London Film Festival - Beautiful Boy, la recensione
Presentato al London Film Festival, Beautiful Boy di Felix Van Groeningen convince con sincerità senza però mai spiccare davvero il volo
La storia - vera - è semplice: il giornalista David, interpretato da Carell, deve fare i conti con la dipendenza da droghe del figlio Nic, studente modello che ha il volto di Chalamet. Pur non riservando al pubblico alcun colpo di scena, Beautiful Boy riesce a salvarsi dal rischio di precipitare nella mielosità predicatrice da pubblicità progresso, consentendo allo spettatore di simpatizzare sia con David che con l'instabile Nic. Viene quasi spontaneo chiedersi se, di fronte a un ragazzo meno intelligente, meno avvenente, meno educato, avremmo provato lo stesso grado di empatia; dubbio fine a se stesso, poiché questi, solo questi, nient'altro che questi sono gli eroi tragici di cui il film ci parla.
Registicamente parlando, l'estetica di Beautiful Boy alterna il lirismo degli assolati paesaggi californiani in cui David e Nic vivono i loro giorni migliori al sudicio, raggelante squallore degli ambienti in cui il ragazzo si muove nella sua odissea tossica. Ad acuire il contrasto c'è l'azzeccata scelta di casting di Chalamet che, a prescindere dalla sua ormai indiscutibile caratura d'attore, conserva in volto la purezza dei lineamenti infantili, incorniciati da riccioli cesellati che gli conferiscono l'iconico fascino di un angelo caduto.
Proprio a questo si deve il senso di ristagno interno al film, che pare talvolta avvilupparsi in una matassa che, a ogni giro, è uguale a se stessa: le ricadute di Nic, i tentativi da parte di David di capire quel figlio adoratissimo che non riconosce più, tutto sembra percorrere con straziante ripetitività un solco sempre più profondo, da cui è impossibile riemergere. Sta qui l'originalità di Beautiful Boy che, seppur non assurgendo mai al rango di capolavoro, colpisce al cuore lo spettatore mostrandogli come l'amore, a volte, non sia la chiave della salvezza; peggio ancora, suggerisce che non esista una definitiva risposta al dolore, lasciandoci sull'orlo dell'abisso senza il conforto della catarsi.
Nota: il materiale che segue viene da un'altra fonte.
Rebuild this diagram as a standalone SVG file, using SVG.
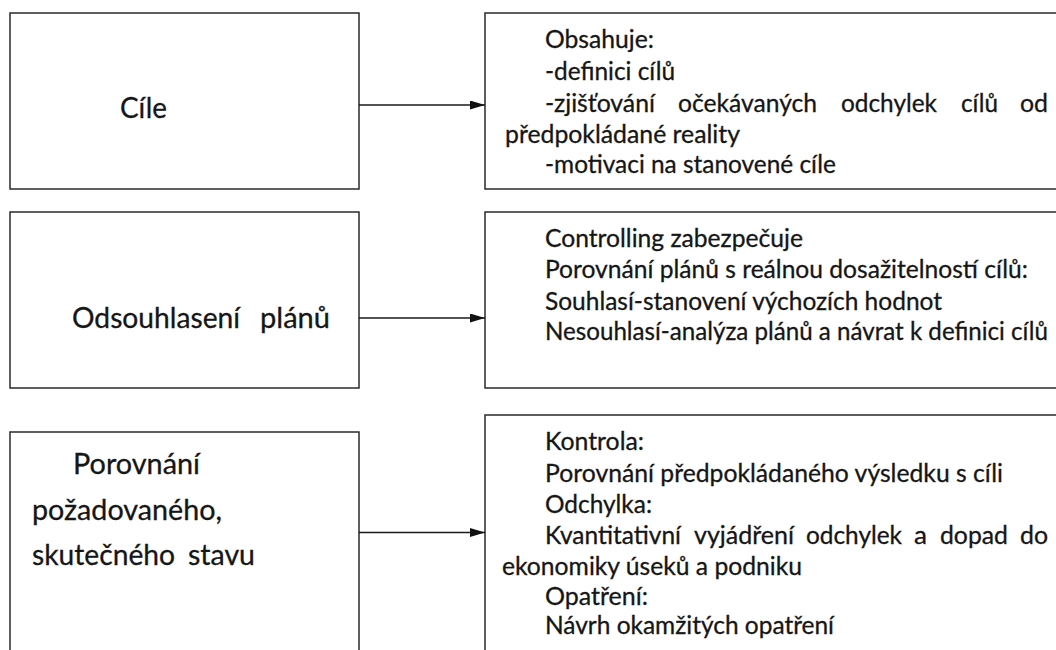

Un buon film, dunque, che non tenta mai davvero di spiccare il volo verso cieli più alti rispetto a quelli in cui ha scelto prudentemente di muoversi; tutto ciò che lo spinge verso vertici insperati risiede al di fuori della sceneggiatura e porta la firma di Carell e Chalamet, ma la sua misurata sensibilità nel ritrarre i due protagonisti garantisce all'opera una commovente sincerità e, di conseguenza, una solida ed efficace verosimiglianza. Non brillerà per innovazione, ma graffia dolente negli stessi punti in cui molti film sul medesimo argomento si sono finora limitati ad accarezzare.